SYRIZA’s announcement completely deconstructs the alleged measures taken by the government to tame electricity prices.
The announcement of SYRIZA
Kyriakos Mitsotakis in yet another Sunday sermon proves that he is probably addressing the Greek people from some parallel universe.
How else to explain the fact that he insists on the imported crisis scenario?
How else to explain the fact that it took him six months to discover “excess profitability” and “skyrocketing profits”, artificially inflated prices and set out to address the overburdening of household consumers.
How else to explain that it characterizes the price increase as seasonal?
We are sorry that we have to bring Mr. Mitsotakis back to reality, but we want to remind him that:
The subsidy given by the government only concerns August and not July, when the price of the kilowatt hour was already increased.
The discounts given by the companies come with some conditions that if not fulfilled one will pay a much higher bill.
Some companies put the “big” discount up to 100 kilowatt-hours and from there on they price it with more than 19 cents.
The energy exchange and its participants rushed the very next day to increase the price to twice the tax, i.e. plus €20 per megawatt hour.
The subsidies concern only households, excluding social tariffs and businesses, so the coverage presented is fictitious.
Pro-government celebrations that the tariff has dropped below 15 cents/kWh for residential electricity consumers are sadly belied as only 4 out of 13 providers have a price below 15 cents per KWh.
While the real objective of the sell-off of PPC by Mr. Hatzidakis and the rumors about self-regulation of the market become clear when according to official data PPC has the fourth largest price increase per KWh in August among the 13 providers.

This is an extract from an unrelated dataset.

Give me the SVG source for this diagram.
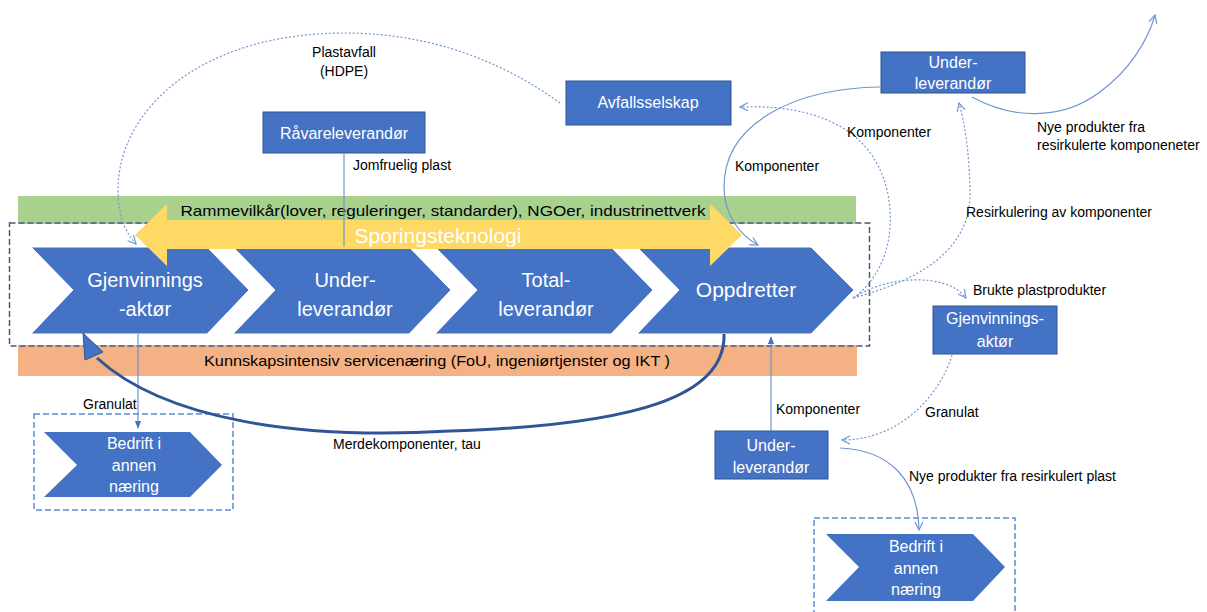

We have said this responsibly and timely since the beginning of April and our subsequent law proposal: A mechanism must be established to monitor and prevent excess profits in electricity markets and a mechanism to ensure that the profit margin of energy providers does not exceed 5%.
As long as Mr. Mitsotakis does not solve the problem at its source, he will not offer any economic relief to the social majority that is groaning.